The high-resolution in vivo measurement of replication fork velocity and pausing by lag-time analysis

TL;DR

This paper introduces lag-time analysis, a novel method for in vivo measurement of replication fork velocity and pausing, providing high-resolution, locus-specific data across multiple species without cell synchronization.

Contribution

The paper presents a new, broadly applicable lag-time analysis method for quantifying in vivo molecular motor dynamics, specifically applied to DNA replication.

Findings

First quantitative locus-specific measurements of fork velocity in vivo.

Detection of brief, locus-specific pauses at rDNA in wild-type cells.

Observation of temporal fork velocity oscillations across species.

Abstract

An important step towards understanding the mechanistic basis of the central dogma is the quantitative characterization of the dynamics of nucleic-acid-bound molecular motors in the context of the living cell, where a crowded cytoplasm as well as competing and potentially antagonistic processes may significantly affect their rapidity and reliability.

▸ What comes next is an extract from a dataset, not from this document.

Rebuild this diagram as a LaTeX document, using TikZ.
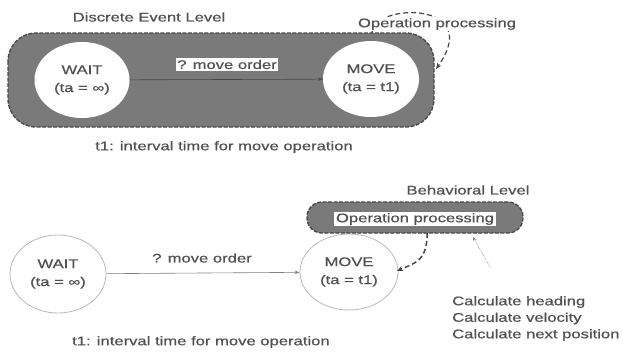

To capture these dynamics, we develop a novel method, lag-time analysis, for measuring in vivo dynamics. The approach uses exponential growth as the stopwatch to resolve dynamics in an asynchronous culture and therefore circumvents the difficulties and potential artifacts associated with synchronization or fluorescent labeling. Although lag-time analysis has the potential to be widely applicable to the quantitative analysis of in vivo dynamics, we focus on an important application: characterizing replication dynamics. To benchmark the approach, we analyze replication dynamics in three different species and a collection of mutants. We provide the first quantitative locus-specific measurements of fork velocity, in units of kb per second, as well as replisome-pause durations, some with the precision of seconds. The measured fork velocity is observed to be both locus and time dependent, even in wild-type cells. In addition to quantitatively characterizing known phenomena, we detect brief, locus-specific pauses at rDNA in wild-type cells for the first time. We also observe temporal fork velocity oscillations in three highly-divergent bacterial species. Lag-time analysis not only has great potential to offer new insights into replication, as demonstrated in the paper, but also has potential to provide quantitative insights into other important processes.